22. Non est factum arises where somebody signs a document believing it to be essentially different from that which he or she has in fact signed. In Allied Irish Banks Plc v. Higgins & Ors  IEHC 219, Kelly J. relied on the following dicta from the decision in Saunders v. Anglia Building Society  A.C. 1004:-
23. Even the most cursory glance at the guarantee would have alerted the defendant to the fact that it was what it purported to be. She acknowledged by her signature that she knew what it was and did not require legal advice. She was not acting under any disability and there was nothing to prevent her getting legal advice from her solicitor if she was unsure as to the nature of the documents he was signing. That is so even if she was told by a representative of the bank that she did not have to have the advice of a solicitor. It is clear from the affidavit of Mr. Ryan that on an earlier occasion she was advised by him in relation to the perils of signing a guarantee that she appears to have ignored that advice. Fraud and a misrepresentation are often ingredients in a defence based on non est factum. But there is not a scintilla of evidence adduced by the defendant to suggest that there was fraud or misrepresentation by the plaintiff or its servants or agents. On several occasions, the defendant had accepted facilities on behalf of the company by signing facility letters which provided, inter alia, for a letter of guarantee from her guaranteeing the borrower’s liabilities, so it could not have come as a surprise to her to find that she would be asked for a guarantee, as indeed turned out to be the case.

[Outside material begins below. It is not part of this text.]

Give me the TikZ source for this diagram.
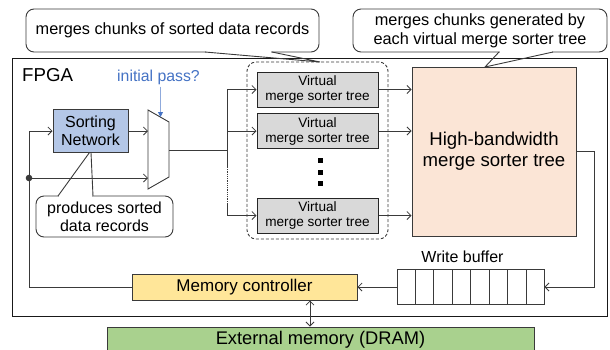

“The plea cannot be available to anyone who was content to sign without taking the trouble to try to find out at least the general effect of the document. Many people do frequently sign documents put before them for signature by their solicitor or other trusted advisers without making any inquiry as to their purpose or effect. But the essence of the plea non est factum is that the person signing believed that the document he signed had one character or one effect whereas in fact its character or effect was quite different. He could not have such a belief unless he had taken steps or been given information which gave him some grounds for his belief…”
24. The defendant has not, on any view of the facts met the requirements of a statable or arguable defence based on non est factum.
25. The threshold which a defendant has to meet in order to avoid a summary judgment and to have a case remitted for plenary hearing is a low one. If a defendant cannot show a credible or bona fide defence to a claim for summary judgment there are good public policy reasons for dealing with the matter in a summary fashion. Otherwise, valuable and scarce court time and resources would be spent on hearing an action over an extended period of time when it is unnecessary to do so. Furthermore, the litigants would incur substantial, and wholly unnecessary, costs which will be which might not be recoverable by a successful plaintiff.
26. The defendant has not established a bona fide credible or arguable defence to the plaintiff’s claim and the plaintiff is entitled to judgment in the sum claimed.